Furthermore, portable equipment with camera according to the
present invention can perform a superior zoom display with a
relatively simple mechanism and achieve miniaturization and
operational stabilization.
[0030] Other features and advantages of the invention will be
apparent from the following detailed description, taken in
conjunction with the accompanying drawings that illustrate, by way
of example, various features of embodiments of the invention.
BRIEF DESCRIPTION OF THE DRAWINGS
[0031] FIG. 1 is a cross-sectional view of a lens driving device in
accordance with a first embodiment of the present invention which
is to be assembled into a camera.
[0032] FIG. 2 is an exploded perspective view of the lens driving
device in FIG. 1.
[0033] FIG. 3 is a plan view of a drive magnet used in the lens
driving device in FIG. 1.
[0034] FIGS. 4(a) and 4(b) are diagrams illustrating the movement
of a second lens group in the lens driving device in FIG. 1.
[0035] FIG. 5 is a block diagram of the system configuration of a
camera including the lens driving device in FIG. 1.
[0036] FIG. 6 is a flow chart of an operation for performing a
digital zoom using the lens driving device in FIG. 1.
[0037] FIG. 7 is a flow chart of another example of an operation
for performing a digital zoom using the lens driving device in FIG.
1.
[0038] FIG. 8 is a flow chart of another example of an operation
for performing a digital zoom using the lens driving device in FIG.
1.
[0039] FIGS. 9(a)-9(c) are diagrams illustrating an example of an
electronic image as a composite that is formed by the operational
flow in FIG. 8.
[0040] FIGS. 10(a)-10(e) are diagrams illustrating another example
of electronic images formed by the operational flow in FIG. 8.
[0041] FIG. 11 is a cross-sectional view of a lens driving device
in accordance with a second embodiment of the present invention
that is to be assembled into a camera.
[0042] FIGS. 12(a) and 12(b) are diagrams illustrating the
prevention of image quality deterioration in each of the lens
driving devices used in cameras according to the present invention,
wherein FIG. 12(a) is a diagram for the lens driving device
according to the first embodiment of the present invention, and
FIG. 12 (b) is a diagram for the lens driving device according to
the second embodiment of the present invention.
[0043] FIGS. 13 (a) and (b) are diagrams illustrating positional
relationship in the optical axis direction of various lenses in the
lens driving device in FIG. 11, and their movements.
[0044] FIG. 14 is a block diagram of the system configuration of
another example of a camera in accordance with an embodiment of the
present invention.
DESCRIPTION OF PREFERRED EMBODIMENTS
[0045] Cameras and portable equipment with camera in accordance
with preferred embodiments of the present invention will be
described below with reference to the accompanying drawings.
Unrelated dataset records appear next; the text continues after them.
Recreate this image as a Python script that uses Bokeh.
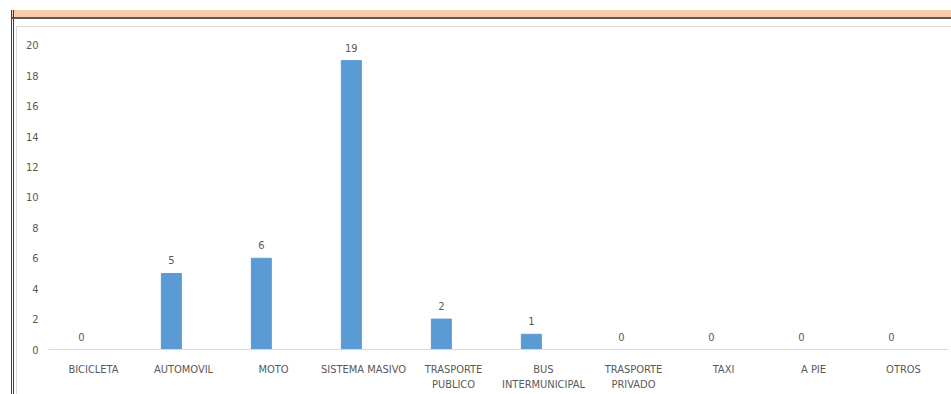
from bokeh.plotting import figure
from bokeh.models import ColumnDataSource, FactorRange, Range1d, FixedTicker, Div
from bokeh.layouts import column, row
from bokeh.transform import dodge
from bokeh.core.properties import value
from bokeh.embed import file_html
from bokeh.resources import INLINE

categories = ["BICICLETA", "AUTOMOVIL", "MOTO", "SISTEMA MASIVO", "TRASPORTE\nPUBLICO",
              "BUS\nINTERMUNICIPAL", "TRASPORTE\nPRIVADO", "TAXI", "A PIE", "OTROS"]
counts = [0, 5, 6, 19, 2, 1, 0, 0, 0, 0]
y_ticks = [0, 2, 4, 6, 8, 10, 12, 14, 16, 18, 20]

FONT = "Liberation Sans Narrow, DejaVu Sans Condensed, sans-serif"
TXT = "#595959"

src = ColumnDataSource(dict(cat=categories, n=counts, lbl=[str(v) for v in counts]))

p = figure(width=934, height=367, x_range=FactorRange(*categories, range_padding=0),
           y_range=Range1d(0, 20.98), output_backend="svg", toolbar_location=None,
           min_border_left=31, min_border_right=3, min_border_top=3, min_border_bottom=44)
p.background_fill_color = "white"
p.border_fill_color = "white"
p.outline_line_color = None
p.grid.visible = False

p.vbar(x=dodge("cat", -0.135, range=p.x_range), top="n", width=0.222, source=src,
       fill_color="#5B9BD5", line_color="#5B9BD5")
p.text(x=dodge("cat", -0.135, range=p.x_range), y="n", text="lbl", source=src,
       text_align="center", text_baseline="middle", y_offset=-13,
       text_font=value(FONT), text_font_size="11px", text_color=TXT)

p.yaxis.ticker = FixedTicker(ticks=y_ticks)
p.yaxis.axis_line_color = None
p.yaxis.major_tick_line_color = None
p.yaxis.minor_tick_line_color = None
p.yaxis.major_tick_out = 0
p.yaxis.minor_tick_out = 0
p.yaxis.major_label_standoff = 10
p.yaxis.major_label_text_font = FONT
p.yaxis.major_label_text_font_size = "11px"
p.yaxis.major_label_text_color = TXT

p.xaxis.axis_line_color = "#D9D9D9"
p.xaxis.axis_line_width = 1
p.xaxis.major_tick_line_color = None
p.xaxis.minor_tick_line_color = None
p.xaxis.major_label_standoff = 7
p.xaxis.major_label_text_font = FONT
p.xaxis.major_label_text_font_size = "11px"
p.xaxis.major_label_text_color = TXT

# decorative sheet frame: peach band, dark rules, light chart-area border
top_html = (
    '<div style="position:relative;width:951px;height:27px;background:white;overflow:hidden;">'
    '<div style="position:absolute;left:11px;top:10px;width:940px;height:7px;background:#F8CBAD;"></div>'
    '<div style="position:absolute;left:11px;top:17px;width:940px;height:2px;background:#595959;"></div>'
    '<div style="position:absolute;left:11px;top:10px;width:1px;height:17px;background:#404040;"></div>'
    '<div style="position:absolute;left:13px;top:10px;width:1px;height:17px;background:#404040;"></div>'
    '<div style="position:absolute;left:16px;top:26px;width:935px;height:1px;background:#D9D9D9;"></div>'
    '</div>'
)
left_html = (
    '<div style="position:relative;width:17px;height:367px;background:white;overflow:hidden;">'
    '<div style="position:absolute;left:11px;top:0px;width:1px;height:367px;background:#404040;"></div>'
    '<div style="position:absolute;left:13px;top:0px;width:1px;height:367px;background:#404040;"></div>'
    '<div style="position:absolute;left:16px;top:0px;width:1px;height:367px;background:#D9D9D9;"></div>'
    '</div>'
)
top_div = Div(text=top_html, width=951, height=27, margin=0)
left_div = Div(text=left_html, width=17, height=367, margin=0)
p.margin = 0

layout = column(top_div, row(left_div, p, spacing=0), spacing=0)

open("out.html", "w").write(file_html(layout, INLINE))
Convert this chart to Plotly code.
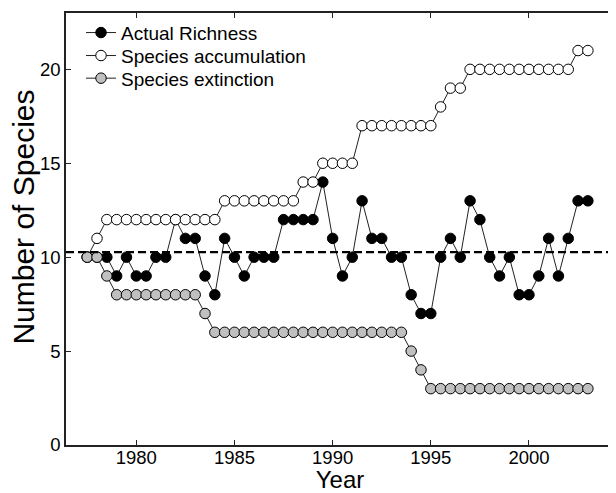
import numpy as np
import plotly.graph_objects as go

years = [1977.5 + 0.5 * i for i in range(52)]

actual_richness = [10, 10, 10, 9, 10, 9, 9, 10, 10, 12, 11, 11, 9, 8, 11, 10, 9, 10, 10, 10,
                   12, 12, 12, 12, 14, 11, 9, 10, 13, 11, 11, 10, 10, 8, 7, 7, 10, 11, 10, 13,
                   12, 10, 9, 10, 8, 8, 9, 11, 9, 11, 13, 13]

species_accumulation = [10, 11] + [12] * 12 + [13] * 8 + [14] * 2 + [15] * 4 + [17] * 8 + \
                       [18] + [19] * 2 + [20] * 11 + [21] * 2

species_extinction = [10, 10, 9] + [8] * 9 + [7] + [6] * 20 + [5, 4] + [3] * 17

x_ticks = [1980, 1985, 1990, 1995, 2000]
y_ticks = [0, 5, 10, 15, 20]

FONT = "Liberation Sans, Arial, sans-serif"

fig = go.Figure()

series = [
    ("Actual Richness", actual_richness, "black", "legend"),
    ("Species accumulation", species_accumulation, "white", "legend2"),
    ("Species extinction", species_extinction, "#c0c0c0", "legend3"),
]
for name, vals, fill, leg in series:
    fig.add_trace(go.Scatter(
        x=years, y=vals, name=name, mode="lines+markers", legend=leg,
        line=dict(color="#222222", width=1),
        marker=dict(size=10.5, color=fill, line=dict(color="black", width=1)),
    ))

mean_richness = float(np.mean(actual_richness))
fig.add_shape(type="line", xref="paper", x0=0, x1=1, yref="y",
              y0=mean_richness, y1=mean_richness,
              line=dict(color="black", width=2.4, dash="8px,4px"), layer="above")

axis_common = dict(
    showgrid=False, zeroline=False, showline=True, linecolor="#222222", linewidth=1.5,
    mirror="ticks", ticks="inside", ticklen=5, tickwidth=1, tickcolor="#222222",
    tickfont=dict(family=FONT, size=18.5, color="black"), automargin=False,
)

fig.update_xaxes(range=[1976.42, 2004.33], tickvals=x_ticks, ticklabelstandoff=-5,
                 title=dict(text="Year", font=dict(family=FONT, size=24, color="black"), standoff=3),
                 **axis_common)
fig.update_yaxes(range=[0, 23], tickvals=y_ticks, **axis_common)

# y-axis title as a rotated text label (sits a little above the plot's vertical centre)
fig.add_annotation(text="Number of Species", textangle=-90, showarrow=False,
                   xref="paper", yref="paper", x=-0.0772, y=0.528,
                   xanchor="center", yanchor="middle",
                   font=dict(family=FONT, size=30, color="black"))

leg_common = dict(x=0.0274, xanchor="left", yanchor="middle", bgcolor="rgba(0,0,0,0)",
                  font=dict(family=FONT, size=19, color="black"), itemwidth=30,
                  borderwidth=0)
# The page body adds an 8 px margin, so the figure is sized 8 px smaller on each axis.
fig.update_layout(
    width=608, height=485,
    margin=dict(l=58, r=2, t=5, b=48),
    paper_bgcolor="white", plot_bgcolor="white",
    font=dict(family=FONT, color="black"),
    showlegend=True,
    legend=dict(y=0.9544, **leg_common),
    legend2=dict(y=0.9012, **leg_common),
    legend3=dict(y=0.8488, **leg_common),
)

fig.write_html("out.html")
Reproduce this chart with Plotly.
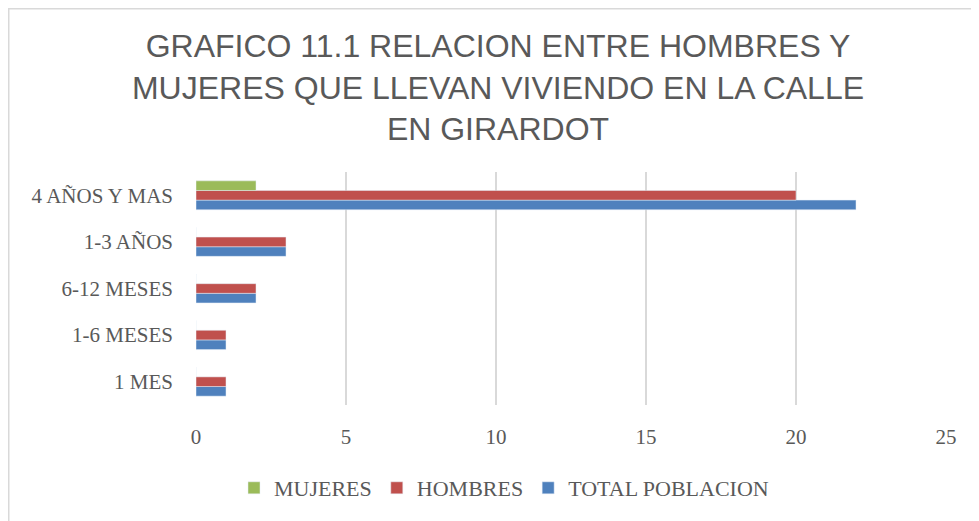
import plotly.graph_objects as go

categories = ["1 MES", "1-6 MESES", "6-12 MESES", "1-3 AÑOS", "4 AÑOS Y MAS"]
mujeres = [0, 0, 0, 0, 2]
hombres = [1, 1, 2, 3, 20]
total = [1, 1, 2, 3, 22]
x_ticks = [0, 5, 10, 15, 20, 25]

title_text = ("GRAFICO 11.1 RELACION ENTRE HOMBRES Y<br>"
              "MUJERES QUE LLEVAN VIVIENDO EN LA CALLE<br>EN GIRARDOT")

fig = go.Figure()
fig.add_trace(go.Bar(y=categories, x=total, name="TOTAL POBLACION", orientation="h",
                     marker=dict(color="#4F81BD")))
fig.add_trace(go.Bar(y=categories, x=hombres, name="HOMBRES", orientation="h",
                     marker=dict(color="#C0504D")))
fig.add_trace(go.Bar(y=categories, x=mujeres, name="MUJERES", orientation="h",
                     marker=dict(color="#9BBB59")))

serif = "Liberation Serif, DejaVu Serif, serif"

W, H = 979, 521
ML, MR, MT, MB = 188, 41, 164, 124
PW, PH = W - ML - MR, H - MT - MB

fig.update_layout(
    width=W, height=H,
    paper_bgcolor="white", plot_bgcolor="white",
    margin=dict(l=ML, r=MR, t=MT, b=MB),
    barmode="group", bargap=0.38, bargroupgap=0,
    title=dict(text=title_text, x=490 / W, xref="container", y=1 - 49 / H,
               yref="container", xanchor="center", yanchor="middle",
               font=dict(family="Liberation Sans, Arial, sans-serif", size=32, color="#595959")),
    xaxis=dict(range=[0, 25], tickvals=x_ticks, showgrid=True, gridcolor="#D9D9D9",
               gridwidth=1.5, zeroline=False, showline=False, ticks="",
               ticklabelstandoff=17,
               tickfont=dict(family=serif, size=21, color="#595959")),
    yaxis=dict(categoryorder="array", categoryarray=categories, showgrid=False,
               zeroline=False, showline=False, ticks="", ticklabelstandoff=22,
               tickfont=dict(family=serif, size=21, color="#595959")),
    legend=dict(orientation="h", traceorder="reversed", x=496 / W, xref="container",
                xanchor="center", y=1 - 480 / H, yref="container", yanchor="middle",
                font=dict(family=serif, size=22, color="#595959")),
    showlegend=True,
    shapes=[dict(type="rect", xref="paper", yref="paper",
                 x0=(0.5 - ML) / PW, x1=(W + 20 - ML) / PW,
                 y0=-(MB + 20) / PH, y1=(PH + MT - 0.5) / PH,
                 line=dict(color="#D9D9D9", width=2), fillcolor="rgba(0,0,0,0)",
                 layer="below")],
)
fig.write_html("out.html")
In the
following, the description is primarily focused on lens driving
devices of cameras. The cameras (and lens driving devices)
according to various embodiments are structured to be suitable for
mounting as camera sections of portable equipment such as portable
telephones (i.e., cellular phones), but they may also be mounted on
other portable equipment such as PDAs (personal digital
assistants).
[0046] A lens driving device 1 according to the first embodiment
shown in FIGS. 1 through 10 primarily includes a moving body 10 and
a fixed body 24. The fixed body 10 has a lens-barrel 12, which is a
generally cylindrical lens holder in the center of which an optical
axis 11 is positioned, and inside the lens-barrel 12 is a lens 13,
which is a second lens group. The lens 13 may be composed of a
combination of a plurality of lenses or a single lens. On the top
side (i.e., the subject side) of FIG. 1 is positioned a lens 14,
which is a first lens group, while on the bottom side (i.e., the
camera body side) is positioned a lens 15, which is a third lens
group.
[0047] The lens 14, which is the first lens group, is affixed to a
cover 42, and the lens 15, which is the third lens group, is
affixed to the fixed body 24. Only the lens 13, which is the second
lens group, is movable forward and backward in the optical axis
direction to define a telephoto position (FIG. 4 (a)) and a wide
angle position (FIG. 4 (b)). In front of the lens 14, which is the
first lens group, a freely opening/closing barrier for lens
protection may be provided, although its illustration is
omitted.
[0048] The outer circumference of the lens-barrel 12 is formed such
that it has a large diameter on the front side and a small diameter
on the rear side, with a step section formed at the boundary
between the two. On the small diameter section on the rear side is
mounted a drive magnet 16. The drive magnet 16 abuts the step
section and affixed in a unitary fashion to the lens-barrel 12. The
drive magnet 16 protrudes outward from the outer circumference
surface of the lens-barrel 12 as if it were a flange section of the
lens-barrel 12.
[0049] On a front end section of the lens-barrel 12, i.e. an end
section on the subject side, is provided with a circular light
incident window 18, which introduces reflected light from the
subject into the lens 13, in the center of a front end surface 20.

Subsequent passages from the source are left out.